En matière de droit comparé, et plus particulièrement en matière de fiscalité étrangère applicable, le notaire français se doit d’être très prudent pour délivrer une consultation de droit comparé : il doit au préalable solliciter la délivrance d’une legal opinion230par un juriste local reconnu, afin d’assurer l’actualisation.


216) P. Kinsch, Les fondements de l’autonomie de la volonté en droit national et en droit européen, in L’autonomie de la volonté dans les relations internationales, ss dir. A. Panet, H. Fulchiron et P. Wautelet, Bruylant, sept. 2017, p. 15, n° 3.
217) Ibid.
218) Règl. (UE) n° 650/2012, art. 5, 1er al.
219) Ibid., art. 22-1, 1er al.
220) Règl. (UE) n° 2016/1103 (« Régimes matrimoniaux »), art. 7-1, et Règl. (UE) n° 2016/1104 (« Partenariats enregistrés »), art. 7-1.
221) Règl. (UE) n° 2016/1103 (« Régimes matrimoniaux »), art. 22-1, et Règl. (UE) n° 2016/1104 (« Partenariats enregistrés »), art. 22-1.
222) Règl. Bruxelles II bis, art. 12-1 b).
223) Règl. Bruxelles II bis, art. 12-3 b).
224) Règl. (CE) n° 4/2009, art. 4-1.
225) Prot. La Haye 23 nov. 2007, art. 8-1.

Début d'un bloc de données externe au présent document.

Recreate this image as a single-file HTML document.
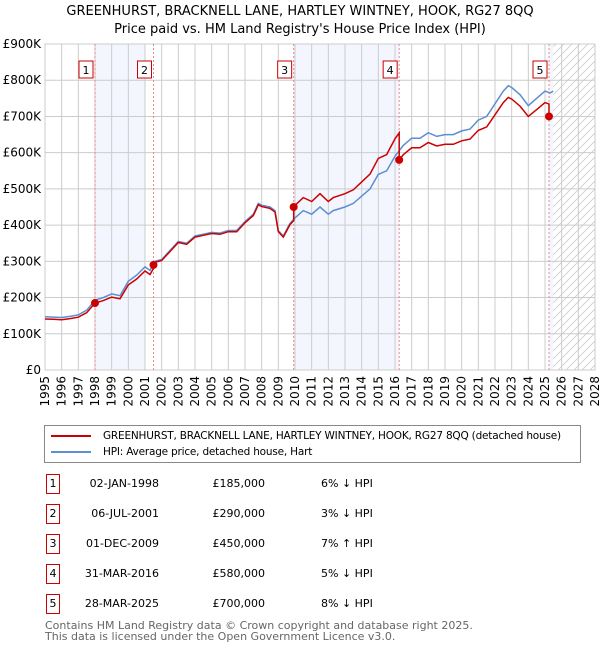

226) À l’exception toutefois des dispositions de l’article 11-5 du règlement Rome I qui prévoit que tout contrat ayant pour objet un droit réel immobilier ou un bail d’immeuble est soumis aux règles de forme de la loi du pays où l’immeuble est situé, pour autant que, selon cette loi, ces règles s’appliquent quels que soient le lieu de conclusion du contrat et la loi le régissant au fond ; et qu’il ne peut être dérogé à ces règles par accord.
227) Conv. 3 févr. 2016, Chapitre 2, § 1, 2, 3 et 4.
228) Le tarif prévoit une rémunération de 26,92 € HT, conformément à l’article A. 444-167 du Code de commerce. Il est regrettable de constater la modicité de cette rémunération, sachant que dans un cadre international, il existe un travail préalable et complémentaire eu égard à sa technicité qui parfois nécessite de passer plus de huit heures de travail pour la rédaction de ce type d’acte. Les notaires pragmatiques risquent de ne pas se saisir de cette matière pour des raisons économiques, alors qu’il existe pourtant une véritable demande qui nécessite d’être sécurisée par des professionnels.
229) Attention : la compétence notariale de la matière fiscale n’est pas la même dans tous les pays. Par exemple, les notaires allemands ne traitent pas l’aspect fiscal de leur opération, qui relève des attributions des avocats spécialisés en cette matière.
230) Pour une analyse comparative d’un certificat de coutume et d’une legal opinion, V. infra, Partie III, « La circulation internationale de l’acte », nos a2409 et s.